Supplied material -
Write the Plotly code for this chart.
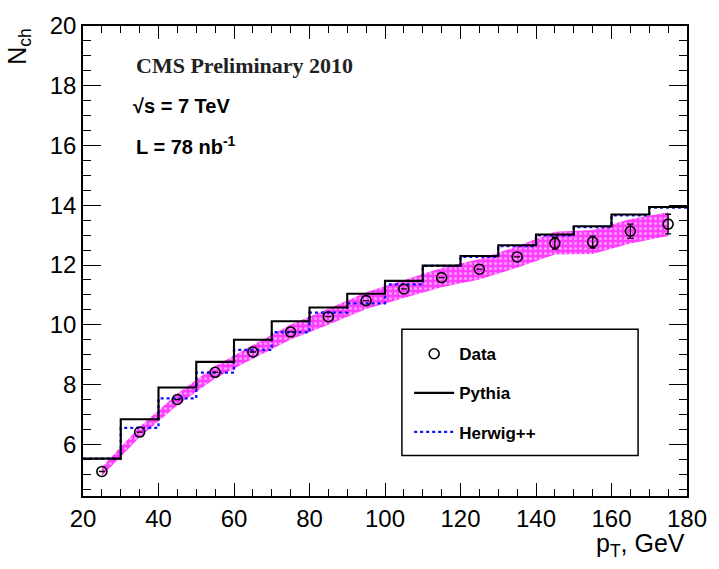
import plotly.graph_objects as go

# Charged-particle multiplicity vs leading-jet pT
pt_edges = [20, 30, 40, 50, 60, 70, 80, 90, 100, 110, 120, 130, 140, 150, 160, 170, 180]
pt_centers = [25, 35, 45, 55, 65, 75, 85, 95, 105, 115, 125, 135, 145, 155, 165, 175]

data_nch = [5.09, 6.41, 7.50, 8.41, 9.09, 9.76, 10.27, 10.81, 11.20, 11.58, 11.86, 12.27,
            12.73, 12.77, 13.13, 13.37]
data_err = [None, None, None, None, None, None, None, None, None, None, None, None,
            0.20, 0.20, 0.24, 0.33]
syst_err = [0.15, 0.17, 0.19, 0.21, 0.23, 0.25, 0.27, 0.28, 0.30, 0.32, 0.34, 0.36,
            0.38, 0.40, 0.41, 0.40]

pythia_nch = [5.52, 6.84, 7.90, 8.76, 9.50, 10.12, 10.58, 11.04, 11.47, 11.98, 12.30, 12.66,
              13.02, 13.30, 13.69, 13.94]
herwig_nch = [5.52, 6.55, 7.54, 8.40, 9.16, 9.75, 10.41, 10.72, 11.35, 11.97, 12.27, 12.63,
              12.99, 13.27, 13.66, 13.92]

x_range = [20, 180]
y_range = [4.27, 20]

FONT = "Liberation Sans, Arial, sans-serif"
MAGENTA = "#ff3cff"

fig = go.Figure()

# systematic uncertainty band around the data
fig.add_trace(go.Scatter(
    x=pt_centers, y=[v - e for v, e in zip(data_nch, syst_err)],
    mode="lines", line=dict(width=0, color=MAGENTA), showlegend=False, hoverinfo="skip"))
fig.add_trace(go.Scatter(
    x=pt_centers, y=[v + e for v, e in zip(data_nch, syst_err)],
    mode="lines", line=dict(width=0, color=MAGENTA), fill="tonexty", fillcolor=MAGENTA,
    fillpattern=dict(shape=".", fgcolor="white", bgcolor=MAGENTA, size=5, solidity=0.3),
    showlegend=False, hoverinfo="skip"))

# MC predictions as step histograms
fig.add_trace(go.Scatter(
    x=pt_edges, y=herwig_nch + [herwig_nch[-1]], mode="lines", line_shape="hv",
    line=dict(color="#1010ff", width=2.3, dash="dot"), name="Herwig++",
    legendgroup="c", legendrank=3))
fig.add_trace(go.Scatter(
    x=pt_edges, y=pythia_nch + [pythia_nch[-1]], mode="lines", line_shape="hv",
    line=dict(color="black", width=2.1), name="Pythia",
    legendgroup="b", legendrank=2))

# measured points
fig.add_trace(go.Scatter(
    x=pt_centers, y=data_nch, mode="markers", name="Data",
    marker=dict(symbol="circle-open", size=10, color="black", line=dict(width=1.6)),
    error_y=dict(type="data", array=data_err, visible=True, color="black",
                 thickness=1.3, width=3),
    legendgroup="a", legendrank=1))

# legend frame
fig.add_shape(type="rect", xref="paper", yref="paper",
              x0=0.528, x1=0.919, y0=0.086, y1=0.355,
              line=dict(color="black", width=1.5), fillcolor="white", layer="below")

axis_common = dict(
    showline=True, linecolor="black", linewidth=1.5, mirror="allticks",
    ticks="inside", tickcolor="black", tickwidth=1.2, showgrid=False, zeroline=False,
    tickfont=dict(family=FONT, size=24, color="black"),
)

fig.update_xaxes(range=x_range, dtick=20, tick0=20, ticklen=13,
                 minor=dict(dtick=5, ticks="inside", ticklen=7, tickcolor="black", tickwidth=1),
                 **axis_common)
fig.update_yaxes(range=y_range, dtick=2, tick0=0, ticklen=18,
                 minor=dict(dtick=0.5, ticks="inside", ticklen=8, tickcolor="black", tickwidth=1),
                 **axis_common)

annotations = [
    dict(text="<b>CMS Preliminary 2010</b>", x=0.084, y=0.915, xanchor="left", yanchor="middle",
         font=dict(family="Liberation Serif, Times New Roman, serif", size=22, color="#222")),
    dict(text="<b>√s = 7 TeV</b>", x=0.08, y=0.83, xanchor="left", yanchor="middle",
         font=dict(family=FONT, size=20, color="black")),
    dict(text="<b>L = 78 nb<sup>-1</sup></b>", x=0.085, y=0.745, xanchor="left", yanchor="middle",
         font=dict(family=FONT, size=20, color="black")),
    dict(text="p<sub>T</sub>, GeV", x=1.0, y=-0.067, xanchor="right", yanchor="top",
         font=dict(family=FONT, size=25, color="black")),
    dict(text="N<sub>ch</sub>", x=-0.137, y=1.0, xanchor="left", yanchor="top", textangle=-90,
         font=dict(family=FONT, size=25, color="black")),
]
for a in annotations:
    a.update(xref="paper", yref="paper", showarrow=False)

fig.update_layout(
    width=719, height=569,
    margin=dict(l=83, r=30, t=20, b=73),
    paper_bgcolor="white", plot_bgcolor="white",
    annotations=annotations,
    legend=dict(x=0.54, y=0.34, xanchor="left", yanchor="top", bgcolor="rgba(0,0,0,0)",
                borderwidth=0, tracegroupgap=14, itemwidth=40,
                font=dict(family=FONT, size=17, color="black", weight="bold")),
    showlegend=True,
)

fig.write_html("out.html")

Exercise goal - Leave out the pictures and repeat the lines from the start of the material through the line with "0.38, 0.40, 0.41, 0.40]", inclusive.

Exercise output -
Write the Plotly code for this chart.
import plotly.graph_objects as go

# Charged-particle multiplicity vs leading-jet pT
pt_edges = [20, 30, 40, 50, 60, 70, 80, 90, 100, 110, 120, 130, 140, 150, 160, 170, 180]
pt_centers = [25, 35, 45, 55, 65, 75, 85, 95, 105, 115, 125, 135, 145, 155, 165, 175]

data_nch = [5.09, 6.41, 7.50, 8.41, 9.09, 9.76, 10.27, 10.81, 11.20, 11.58, 11.86, 12.27,
            12.73, 12.77, 13.13, 13.37]
data_err = [None, None, None, None, None, None, None, None, None, None, None, None,
            0.20, 0.20, 0.24, 0.33]
syst_err = [0.15, 0.17, 0.19, 0.21, 0.23, 0.25, 0.27, 0.28, 0.30, 0.32, 0.34, 0.36,
            0.38, 0.40, 0.41, 0.40]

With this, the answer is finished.